▶ _Source data_
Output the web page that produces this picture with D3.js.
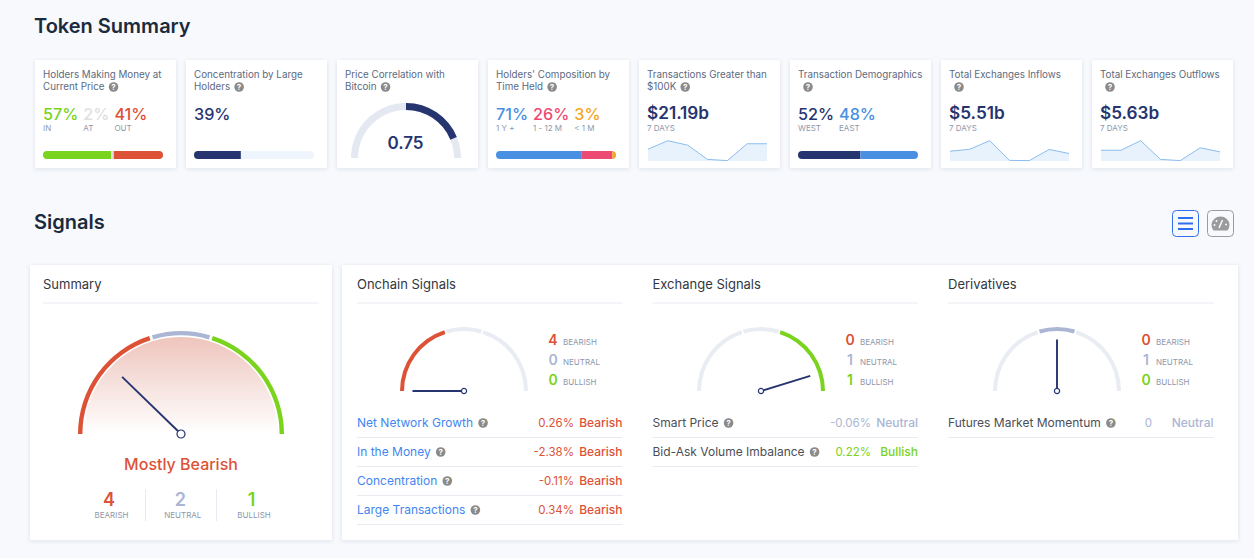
<!DOCTYPE html>
<html>
<head>
<meta charset="utf-8">
<script src="https://cdn.jsdelivr.net/npm/d3@7"></script>
<style>
  html, body { margin: 0; padding: 0; background: #f7f9fd; overflow: hidden; }
  svg { display: block; font-family: Inter, "Noto Sans", sans-serif; }
</style>
</head>
<body>
<svg width="1254" height="558"></svg>
<script>
// token summary cards
const cardTitles = [
  ["Holders Making Money at", "Current Price"],
  ["Concentration by Large", "Holders"],
  ["Price Correlation with", "Bitcoin"],
  ["Holders' Composition by", "Time Held"],
  ["Transactions Greater than", "$100K"],
  ["Transaction Demographics", ""],
  ["Total Exchanges Inflows", ""],
  ["Total Exchanges Outflows", ""]
];

const moneyValues = [57, 2, 41];
const moneyLabels = ["IN", "AT", "OUT"];
const concentrationValue = 39;
const correlationValue = 0.75;
const timeHeldValues = [71, 26, 3];
const timeHeldLabels = ["1 Y +", "1 - 12 M", "< 1 M"];
const demographicValues = [52, 48];
const demographicLabels = ["WEST", "EAST"];

// sparklines, relative to the highest day of each week
const largeTxTotal = "$21.19b";
const largeTxSeries = [58, 100, 78, 8, 2, 85, 85];
const inflowTotal = "$5.51b";
const inflowSeries = [48, 58, 100, 3, 2, 57, 37];
const outflowTotal = "$5.63b";
const outflowSeries = [53, 53, 100, 8, 2, 65, 45];

// signals
const signalKinds = ["Bearish", "Neutral", "Bullish"];
const gaugeBands = [-1, -0.2, 0.2, 1];
const summaryCounts = [4, 2, 1];
const summaryNeedle = -0.51;
const onchainCounts = [4, 0, 0];
const onchainNeedle = -1;
const exchangeCounts = [0, 1, 1];
const exchangeNeedle = 0.81;
const derivativeCounts = [0, 1, 0];
const derivativeNeedle = 0;

const onchainNames = ["Net Network Growth", "In the Money", "Concentration", "Large Transactions"];
const onchainValues = ["0.26%", "-2.38%", "-0.11%", "0.34%"];
const onchainStates = ["Bearish", "Bearish", "Bearish", "Bearish"];
const exchangeNames = ["Smart Price", "Bid-Ask Volume Imbalance"];
const exchangeValues = ["-0.06%", "0.22%"];
const exchangeStates = ["Neutral", "Bullish"];
const derivativeNames = ["Futures Market Momentum"];
const derivativeValues = ["0"];
const derivativeStates = ["Neutral"];

const red = "#dd5236", green = "#7ad31c", neutral = "#aab6d3", idle = "#e9ecf3";
const navy = "#26346f", blue = "#4a90e2", pink = "#ec4a73", orange = "#f5a623";
const kindColor = { Bearish: red, Neutral: neutral, Bullish: green };

const svg = d3.select("svg");
const defs = svg.append("defs");

const shadow = defs.append("filter").attr("id", "shadow")
  .attr("x", "-10%").attr("y", "-10%").attr("width", "120%").attr("height", "120%");
shadow.append("feDropShadow").attr("dx", 0).attr("dy", 1).attr("stdDeviation", 2)
  .attr("flood-color", "#1e2a50").attr("flood-opacity", 0.1);

const grad = defs.append("linearGradient").attr("id", "bearFill")
  .attr("x1", 0).attr("y1", 0).attr("x2", 0).attr("y2", 1);
grad.append("stop").attr("offset", "0%").attr("stop-color", "#eec5bd");
grad.append("stop").attr("offset", "100%").attr("stop-color", "#ffffff");

function label(x, y, str, size, color, weight, anchor) {
  return svg.append("text")
    .attr("x", x).attr("y", y)
    .attr("font-size", size)
    .attr("font-weight", weight || 400)
    .attr("fill", color)
    .attr("text-anchor", anchor || "start")
    .text(str);
}

function card(x, y, w, h) {
  svg.append("rect").attr("x", x).attr("y", y).attr("width", w).attr("height", h)
    .attr("fill", "#fff").attr("filter", "url(#shadow)");
}

function helpIcon(x, y) {
  svg.append("circle").attr("cx", x).attr("cy", y).attr("r", 4.8).attr("fill", "#8a8a8a");
  label(x, y + 3, "?", 8, "#fff", 700, "middle");
}

function rule(x1, x2, y) {
  svg.append("line").attr("x1", x1).attr("x2", x2).attr("y1", y).attr("y2", y)
    .attr("stroke", "#e8ebf1").attr("stroke-width", 1);
}

function stackedBar(x, id, values, colors, back) {
  const xs = d3.scaleLinear().domain([0, 100]).range([x, x + 120]);
  defs.append("clipPath").attr("id", id).append("rect")
    .attr("x", x).attr("y", 151).attr("width", 120).attr("height", 8).attr("rx", 4);
  const g = svg.append("g").attr("clip-path", "url(#" + id + ")");
  if (back) g.append("rect").attr("x", x).attr("y", 151).attr("width", 120).attr("height", 8).attr("fill", back);
  let sum = 0;
  values.forEach((v, i) => {
    g.append("rect").attr("x", xs(sum)).attr("y", 151)
      .attr("width", xs(sum + v) - xs(sum)).attr("height", 8).attr("fill", colors[i]);
    sum += v;
  });
}

function statRow(x, values, labels, colors) {
  let cur = x;
  values.forEach((v, i) => {
    const t = label(cur, 120, v + "%", 16.2, colors[i], 500);
    label(cur, 131, labels[i], 8, "#8e97aa");
    cur += t.node().getComputedTextLength() + 5;
  });
}

function sparkline(x, total, series) {
  label(x, 119, total, 17.2, navy, 600);
  label(x, 131, "7 DAYS", 8, "#8e97aa");
  const sx = d3.scaleLinear().domain([0, series.length - 1]).range([x + 1, x + 120]);
  const sy = d3.scaleLinear().domain([0, 100]).range([161, 140.7]);
  const area = d3.area().x((d, i) => sx(i)).y0(161).y1(d => sy(d));
  const line = d3.line().x((d, i) => sx(i)).y(d => sy(d));
  svg.append("path").attr("d", area(series)).attr("fill", "#e8f2fc");
  svg.append("path").attr("d", line(series)).attr("fill", "none")
    .attr("stroke", "#8bbdf0").attr("stroke-width", 1);
}

const angle = d3.scaleLinear().domain([-1, 1]).range([-Math.PI / 2, Math.PI / 2]);

function gauge(cx, cy, r, thick, active, needle, len, hub) {
  const g = svg.append("g").attr("transform", "translate(" + cx + "," + cy + ")");
  const gap = 0.028; // only the middle band is shortened
  const colors = [red, neutral, green];
  colors.forEach((c, i) => {
    const arc = d3.arc().innerRadius(r - thick).outerRadius(r)
      .startAngle(angle(gaugeBands[i]) + (i == 1 ? gap : 0))
      .endAngle(angle(gaugeBands[i + 1]) - (i == 1 ? gap : 0));
    g.append("path").attr("d", arc()).attr("fill", active[i] ? c : idle);
  });
  const a = angle(needle);
  g.append("line").attr("x1", 0).attr("y1", 0)
    .attr("x2", len * Math.sin(a)).attr("y2", -len * Math.cos(a))
    .attr("stroke", navy).attr("stroke-width", 1.9);
  g.append("circle").attr("r", hub).attr("fill", "#fff").attr("stroke", navy).attr("stroke-width", 1.2);
}

function signalPanel(x, title, gaugeX, counts, needle, active, names, values, states, nameColor, valueEnd, legendX) {
  label(x, 289, title, 13, "#33383f");
  rule(x, x + 265.5, 303);
  gauge(gaugeX, 391, 64, 4, active, needle, 51.5, 2.6);
  signalKinds.forEach((k, i) => {
    label(legendX, 345 + i * 20, counts[i], 14, kindColor[k], 600, "middle");
    label(legendX + 10, 345 + i * 20, k.toUpperCase(), 8, "#8e97aa");
  });
  names.forEach((n, i) => {
    const y = 427 + i * 29;
    const t = label(x, y, n, 12, nameColor);
    helpIcon(x + t.node().getComputedTextLength() + 10, y - 4);
    label(valueEnd, y, values[i], 11.5, kindColor[states[i]], 400, "end");
    label(x + 265.5, y, states[i], 12, kindColor[states[i]], 500, "end");
    rule(x, x + 265.5, y + 10.5);
  });
}

// headings
label(34, 33, "Token Summary", 20, "#1b2a3c", 600);
label(34, 229, "Signals", 20, "#1b2a3c", 600);

// top cards
const cardX = d3.range(cardTitles.length).map(i => 35 + i * 151);
cardTitles.forEach((lines, i) => {
  const x = cardX[i];
  card(x, 60, 141, 108);
  label(x + 8, 78, lines[0], 9.8, "#5c6a80");
  if (lines[1]) {
    const t = label(x + 8, 90, lines[1], 9.8, "#5c6a80");
    helpIcon(x + 8 + t.node().getComputedTextLength() + 9, 87);
  } else {
    helpIcon(x + 18, 87);
  }
});

statRow(cardX[0] + 8, moneyValues, moneyLabels, [green, "#e0e0e0", red]);
stackedBar(cardX[0] + 8, "barMoney", moneyValues, [green, "#e0e0e0", red]);

label(cardX[1] + 8, 120, concentrationValue + "%", 16.2, navy, 500);
stackedBar(cardX[1] + 8, "barConc", [concentrationValue], [navy], "#eef5fd");

// correlation gauge
const corr = svg.append("g").attr("transform", "translate(" + (cardX[2] + 69) + ",158)");
const corrScale = d3.scaleLinear().domain([0, 1]).range([0, Math.PI / 2]);
corr.append("path").attr("fill", "#e4e8f0")
  .attr("d", d3.arc().innerRadius(48).outerRadius(55).startAngle(-Math.PI / 2).endAngle(Math.PI / 2)());
corr.append("path").attr("fill", navy)
  .attr("d", d3.arc().innerRadius(48).outerRadius(55).startAngle(0).endAngle(corrScale(correlationValue))());
label(cardX[2] + 68.5, 149, correlationValue, 17, navy, 600, "middle");

statRow(cardX[3] + 8, timeHeldValues, timeHeldLabels, [blue, pink, orange]);
stackedBar(cardX[3] + 8, "barTime", timeHeldValues, [blue, pink, orange]);

sparkline(cardX[4] + 8, largeTxTotal, largeTxSeries);

statRow(cardX[5] + 8, demographicValues, demographicLabels, [navy, blue]);
stackedBar(cardX[5] + 8, "barDemo", demographicValues, [navy, blue]);

sparkline(cardX[6] + 8, inflowTotal, inflowSeries);
sparkline(cardX[7] + 8, outflowTotal, outflowSeries);

// view toggle buttons
svg.append("rect").attr("x", 1172.5).attr("y", 210.5).attr("width", 26).attr("height", 26).attr("rx", 4)
  .attr("fill", "#f7f9fd").attr("stroke", "#2f6fed");
d3.range(3).forEach(i => {
  svg.append("rect").attr("x", 1178).attr("y", 217 + i * 5.5).attr("width", 15).attr("height", 2)
    .attr("fill", "#2f6fed");
});
svg.append("rect").attr("x", 1207.5).attr("y", 210.5).attr("width", 26).attr("height", 26).attr("rx", 4)
  .attr("fill", "#f7f9fd").attr("stroke", "#9b9b9b");
svg.append("path").attr("fill", "#9b9b9b")
  .attr("d", "M1213.5 230.5a9 9 0 0 1 -2 -5.5a9 8.5 0 0 1 18 0a9 9 0 0 1 -2 5.5z");
svg.append("line").attr("x1", 1219).attr("y1", 228).attr("x2", 1222.5).attr("y2", 220)
  .attr("stroke", "#f7f9fd").attr("stroke-width", 1.5);
[[1214.5, 225], [1216.5, 221], [1226, 224.5]].forEach(p => {
  svg.append("circle").attr("cx", p[0]).attr("cy", p[1]).attr("r", 1).attr("fill", "#f7f9fd");
});

// summary card
card(30, 265, 302, 275);
label(43, 289, "Summary", 13, "#33383f");
rule(43, 319, 303);
svg.append("path").attr("transform", "translate(181,434)").attr("fill", "url(#bearFill)")
  .attr("d", d3.arc().innerRadius(0).outerRadius(97).startAngle(-Math.PI / 2).endAngle(Math.PI / 2)());
svg.append("circle").attr("cx", 181).attr("cy", 434).attr("r", 8).attr("fill", "#fff");
gauge(181, 434, 103, 4.4, [1, 1, 1], summaryNeedle, 82, 4);
label(181, 470, "Mostly Bearish", 16, red, 500, "middle");
const summaryX = d3.scalePoint().domain(signalKinds).range([109, 251.5]);
signalKinds.forEach((k, i) => {
  label(summaryX(k), 506, summaryCounts[i], 18, kindColor[k], 600, "middle");
  label(summaryX(k) + 2.5, 518, k.toUpperCase(), 8, "#8e97aa", 400, "middle");
});
[145.5, 216.5].forEach(x => {
  svg.append("line").attr("x1", x).attr("x2", x).attr("y1", 489).attr("y2", 521)
    .attr("stroke", "#e8ebf1");
});

// signal groups
card(342, 265, 896, 275);
signalPanel(357, "Onchain Signals", 464, onchainCounts, onchainNeedle, [1, 0, 0],
  onchainNames, onchainValues, onchainStates, "#3f86f2", 574, 553);
signalPanel(652.5, "Exchange Signals", 761, exchangeCounts, exchangeNeedle, [0, 0, 1],
  exchangeNames, exchangeValues, exchangeStates, "#4a4f57", 871, 850);
signalPanel(948, "Derivatives", 1057, derivativeCounts, derivativeNeedle, [0, 1, 0],
  derivativeNames, derivativeValues, derivativeStates, "#4a4f57", 1152, 1146);
</script>
</body>
</html>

▶ _Problem requirements_
Write down every line from the opening of the listing to the line with "const outflowSeries = [53, 53, 100, 8, 2, 65, 45];", both included, and nothing else; the pictures are omitted.

▶ _Output for this task_
Output the web page that produces this picture with D3.js.
<!DOCTYPE html>
<html>
<head>
<meta charset="utf-8">
<script src="https://cdn.jsdelivr.net/npm/d3@7"></script>
<style>
  html, body { margin: 0; padding: 0; background: #f7f9fd; overflow: hidden; }
  svg { display: block; font-family: Inter, "Noto Sans", sans-serif; }
</style>
</head>
<body>
<svg width="1254" height="558"></svg>
<script>
// token summary cards
const cardTitles = [
  ["Holders Making Money at", "Current Price"],
  ["Concentration by Large", "Holders"],
  ["Price Correlation with", "Bitcoin"],
  ["Holders' Composition by", "Time Held"],
  ["Transactions Greater than", "$100K"],
  ["Transaction Demographics", ""],
  ["Total Exchanges Inflows", ""],
  ["Total Exchanges Outflows", ""]
];

const moneyValues = [57, 2, 41];
const moneyLabels = ["IN", "AT", "OUT"];
const concentrationValue = 39;
const correlationValue = 0.75;
const timeHeldValues = [71, 26, 3];
const timeHeldLabels = ["1 Y +", "1 - 12 M", "< 1 M"];
const demographicValues = [52, 48];
const demographicLabels = ["WEST", "EAST"];

// sparklines, relative to the highest day of each week
const largeTxTotal = "$21.19b";
const largeTxSeries = [58, 100, 78, 8, 2, 85, 85];
const inflowTotal = "$5.51b";
const inflowSeries = [48, 58, 100, 3, 2, 57, 37];
const outflowTotal = "$5.63b";
const outflowSeries = [53, 53, 100, 8, 2, 65, 45];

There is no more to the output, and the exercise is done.